The women repeat their ritual until peasant gossip that a “grove ghost” is killing samurai prompts the shogun to demand that Minamoto get his house in order. Minamoto’s remaining samurai are shamefully reluctant to volunteer for the job, but fortune is on Minamoto’s side, albeit in the form of the now barefoot, dirt-caked Hachi, who somehow lived through the grueling battle that killed a highly regarded general and two thousand trained soldiers. Minamoto cynically makes the peasant a samurai, dubbing him Yabu-no-Gintoki, the name Hachi the rube previously invented for himself in hopes of seeming more formidable.
Hachi/Gintoki’s psychologically charged cat-and-mouse game with the spectral women is Kuroneko’s darkly seductive heart. He both recognizes Shige and Yone and knows they aren’t the Shige and Yone he left behind; given the place and time, it seems entirely reasonable for him to suspect they’re demons who’ve cruelly appropriated the appearance of the most important women in his life. That said, the newly minted samurai understands how much a few years can change a person. The ghost women, meanwhile, are wrestling with their own dilemma: they know perfectly well that under the warrior finery, their guest is Hachi, and wish they didn’t. There’s no real winning here, just infinite degrees of losing—losing one’s soul, life, honor, or humanity.
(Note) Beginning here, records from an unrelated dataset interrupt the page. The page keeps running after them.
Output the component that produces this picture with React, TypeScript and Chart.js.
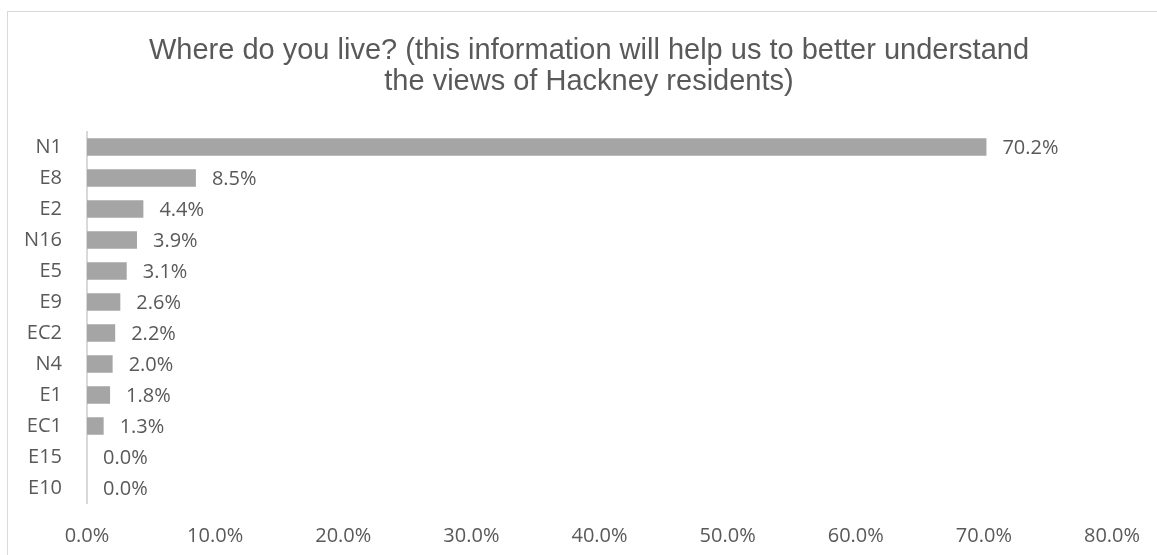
import React, { useEffect, useRef } from "react";
import { Chart, registerables } from "chart.js";

Chart.register(...registerables);

const titleLines = [
  "Where do you live? (this information will help us to better understand",
  "the views of Hackney residents)",
];
const categories = ["N1", "E8", "E2", "N16", "E5", "E9", "EC2", "N4", "E1", "EC1", "E15", "E10"];
const values = [70.2, 8.5, 4.4, 3.9, 3.1, 2.6, 2.2, 2.0, 1.8, 1.3, 0.0, 0.0];
const xTicks = [0, 10, 20, 30, 40, 50, 60, 70, 80];

const TEXT = "#595959";
const LABEL_FONT = "'Open Sans', 'Liberation Sans', sans-serif";
const TITLE_FONT = "'Liberation Sans', Arial, sans-serif";

const titlePlugin = {
  id: "customTitle",
  afterDraw(chart: any) {
    const ctx = chart.ctx;
    ctx.save();
    ctx.fillStyle = TEXT;
    ctx.font = `29px ${TITLE_FONT}`;
    ctx.textAlign = "center";
    ctx.textBaseline = "alphabetic";
    const cx = 589;
    titleLines.forEach((line, i) => ctx.fillText(line, cx, 59 + i * 31));
    ctx.restore();
  },
};

const dataLabelPlugin = {
  id: "dataLabels",
  afterDatasetsDraw(chart: any) {
    const ctx = chart.ctx;
    const meta = chart.getDatasetMeta(0);
    ctx.save();
    ctx.fillStyle = TEXT;
    ctx.font = `20px ${LABEL_FONT}`;
    ctx.textAlign = "left";
    ctx.textBaseline = "middle";
    meta.data.forEach((bar: any, i: number) => {
      ctx.fillText(values[i].toFixed(1) + "%", bar.x + 16, bar.y + 1);
    });
    ctx.restore();
  },
};

export default function App() {
  const ref = useRef<HTMLCanvasElement>(null);
  useEffect(() => {
    if (!ref.current) return;
    const chart = new Chart(ref.current, {
      type: "bar",
      data: {
        labels: categories,
        datasets: [
          {
            data: values,
            backgroundColor: "#a5a5a5",
            borderWidth: 0,
            categoryPercentage: 1,
            barPercentage: 0.57,
          },
        ],
      },
      options: {
        indexAxis: "y",
        animation: false,
        responsive: false,
        maintainAspectRatio: false,
        layout: { padding: { top: 131.5, left: 0, right: 45, bottom: 0 } },
        plugins: {
          legend: { display: false },
          title: { display: false },
          tooltip: { enabled: false },
        },
        scales: {
          x: {
            min: 0,
            max: 80,
            grid: { display: false },
            border: { display: false },
            afterBuildTicks(scale: any) {
              scale.ticks = xTicks.map((v) => ({ value: v }));
            },
            afterFit(scale: any) {
              scale.height = 51.5;
            },
            ticks: {
              padding: 13,
              color: TEXT,
              font: { family: LABEL_FONT, size: 20 },
              callback: (v: any) => Number(v).toFixed(1) + "%",
            },
          },
          y: {
            grid: { display: false },
            border: { display: true, color: "#d9d9d9", width: 2 },
            afterFit(scale: any) {
              scale.width = 87;
            },
            ticks: {
              padding: 17,
              color: TEXT,
              font: { family: LABEL_FONT, size: 20 },
            },
          },
        },
      },
      plugins: [titlePlugin, dataLabelPlugin],
    });
    return () => chart.destroy();
  }, []);

  return (
    <div
      style={{
        position: "fixed",
        left: 0,
        top: 0,
        width: 1157,
        height: 555,
        background: "#fff",
        overflow: "hidden",
      }}
    >
      <div
        style={{
          position: "absolute",
          left: 7,
          top: 11,
          width: 1300,
          height: 700,
          borderTop: "1px solid #d9d9d9",
          borderLeft: "1px solid #d9d9d9",
        }}
      />
      <canvas ref={ref} width={1157} height={555} style={{ position: "absolute", left: 0, top: 0 }} />
    </div>
  );
}
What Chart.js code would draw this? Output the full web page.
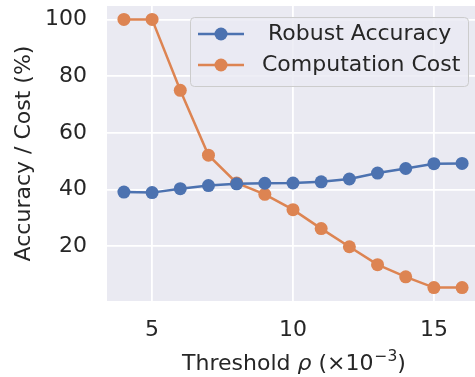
<!DOCTYPE html>
<html>
<head>
<meta charset="utf-8">
<script src="https://cdn.jsdelivr.net/npm/chart.js@4"></script>
<style>
html,body{margin:0;padding:0;background:#fff;overflow:hidden;width:475px;height:377px;}
canvas{display:block;}
</style>
</head>
<body>
<canvas id="c" width="480" height="377"></canvas>
<script>
const thresholds = [4, 5, 6, 7, 8, 9, 10, 11, 12, 13, 14, 15, 16];
const robustAccuracy = [39.1, 38.9, 40.3, 41.4, 42.0, 42.2, 42.3, 42.7, 43.7, 45.8, 47.4, 49.1, 49.2];
const computationCost = [100, 100, 75.0, 52.1, 42.3, 38.3, 32.9, 26.2, 19.8, 13.5, 9.2, 5.4, 5.4];
const xTicks = [5, 10, 15];
const yTicks = [20, 40, 60, 80, 100];
const seriesNames = ['Robust Accuracy', 'Computation Cost'];
const xTitleParts = ['Threshold ', 'ρ', ' (×10', '−3', ')'];
const yTitle = 'Accuracy / Cost (%)';
const colors = ['#4c72b0', '#dd8452'];

const FONT = "'DejaVu Sans', sans-serif";
const textColor = '#262626';

const bgPlugin = {
  id: 'bg',
  beforeDraw(chart) {
    const {ctx, chartArea: a} = chart;
    ctx.save();
    ctx.fillStyle = '#eaeaf2';
    ctx.fillRect(a.left, a.top, a.right - a.left, a.bottom - a.top);
    ctx.restore();
  }
};

const xTitlePlugin = {
  id: 'xTitle',
  afterDraw(chart) {
    const ctx = chart.ctx;
    ctx.save();
    ctx.fillStyle = textColor;
    ctx.textBaseline = 'alphabetic';
    ctx.textAlign = 'left';
    const fonts = ['22px ' + FONT, 'oblique 22px ' + FONT, '22px ' + FONT, '15.5px ' + FONT, '22px ' + FONT];
    const dy = [0, 0, 0, -9, 0];
    const extra = [0, 0, 1, 0, 0];
    let total = 0;
    const widths = xTitleParts.map((t, i) => { ctx.font = fonts[i]; const w = ctx.measureText(t).width + extra[i]; total += w; return w; });
    let x = 294 - total / 2;
    const base = 370;
    xTitleParts.forEach((t, i) => {
      ctx.font = fonts[i];
      ctx.fillText(t, x, base + dy[i]);
      x += widths[i];
    });
    ctx.restore();
  }
};

const legendPlugin = {
  id: 'customLegend',
  afterDraw(chart) {
    const ctx = chart.ctx;
    ctx.save();
    const x0 = 190.5, y0 = 17.5, w = 278, h = 69, r = 4;
    ctx.beginPath();
    ctx.moveTo(x0 + r, y0);
    ctx.lineTo(x0 + w - r, y0);
    ctx.quadraticCurveTo(x0 + w, y0, x0 + w, y0 + r);
    ctx.lineTo(x0 + w, y0 + h - r);
    ctx.quadraticCurveTo(x0 + w, y0 + h, x0 + w - r, y0 + h);
    ctx.lineTo(x0 + r, y0 + h);
    ctx.quadraticCurveTo(x0, y0 + h, x0, y0 + h - r);
    ctx.lineTo(x0, y0 + r);
    ctx.quadraticCurveTo(x0, y0, x0 + r, y0);
    ctx.closePath();
    ctx.fillStyle = 'rgba(234,234,242,0.8)';
    ctx.fill();
    ctx.strokeStyle = '#cccccc';
    ctx.lineWidth = 1;
    ctx.stroke();
    const rows = [34, 65];
    const textX = [268, 262];
    for (let i = 0; i < 2; i++) {
      const y = rows[i];
      ctx.strokeStyle = colors[i];
      ctx.lineWidth = 2.5;
      ctx.beginPath();
      ctx.moveTo(198, y);
      ctx.lineTo(244, y);
      ctx.stroke();
      ctx.fillStyle = colors[i];
      ctx.beginPath();
      ctx.arc(221, y, 6.5, 0, Math.PI * 2);
      ctx.fill();
      ctx.fillStyle = textColor;
      ctx.font = '22px ' + FONT;
      ctx.textBaseline = 'middle';
      ctx.textAlign = 'left';
      ctx.fillText(seriesNames[i], textX[i], y);
    }
    ctx.restore();
  }
};

new Chart(document.getElementById('c'), {
  type: 'line',
  data: {
    labels: thresholds,
    datasets: [
      {
        label: seriesNames[0],
        data: thresholds.map((x, i) => ({x, y: robustAccuracy[i]})),
        borderColor: colors[0],
        backgroundColor: colors[0],
        borderWidth: 2.5,
        pointRadius: 6.5,
        pointHoverRadius: 6.5,
        pointBorderWidth: 0,
        fill: false,
        tension: 0
      },
      {
        label: seriesNames[1],
        data: thresholds.map((x, i) => ({x, y: computationCost[i]})),
        borderColor: colors[1],
        backgroundColor: colors[1],
        borderWidth: 2.5,
        pointRadius: 6.5,
        pointHoverRadius: 6.5,
        pointBorderWidth: 0,
        fill: false,
        tension: 0
      }
    ]
  },
  options: {
    responsive: false,
    animation: false,
    events: [],
    layout: { autoPadding: false, padding: { left: 0, right: 1, top: 6, bottom: 0 } },
    plugins: { legend: { display: false }, tooltip: { enabled: false } },
    scales: {
      x: {
        type: 'linear',
        min: 3.4,
        max: 16.6,
        afterBuildTicks(scale) { scale.ticks = xTicks.map(v => ({value: v})); },
        afterFit(scale) { scale.height = 76; scale.paddingLeft = 0; scale.paddingRight = 0; },
        grid: { color: '#ffffff', lineWidth: 1.8, drawTicks: false },
        border: { display: false },
        ticks: { color: textColor, font: { family: FONT, size: 22 }, padding: 16, maxRotation: 0 },
        title: { display: false }
      },
      y: {
        type: 'linear',
        min: 0.67,
        max: 104.73,
        afterBuildTicks(scale) { scale.ticks = yTicks.map(v => ({value: v})); },
        afterFit(scale) { scale.width = 107; scale.paddingTop = 0; scale.paddingBottom = 0; },
        grid: { color: '#ffffff', lineWidth: 1.8, drawTicks: false },
        border: { display: false },
        ticks: { color: textColor, font: { family: FONT, size: 22 }, padding: 20 },
        title: { display: true, text: yTitle, color: textColor, font: { family: FONT, size: 22 }, padding: { top: 11, bottom: 0 } }
      }
    }
  },
  plugins: [bgPlugin, legendPlugin, xTitlePlugin]
});
</script>
</body>
</html>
Kiyomi Kuroda’s silky cinematography is as fine as his work on Onibaba, and the influence of Hikaru Hayashi’s percussive score can be heard as far afield as Dario Argento’s 1977 Suspiria. But it’s Kuroneko’s final image of wrenching desolation that ensures its place in movie history: Onibaba’s grotesque O. Henry (by way of Sade) twist ending may be more immediately satisfying, but Kuroneko’s conclusion is a sliver of ice straight to the heart. And now, more than four decades later, the black cat has finally emerged from the shadows, sleek, hair-raisingly graceful, and ready to take its place alongside the other landmarks of Japanese horror history.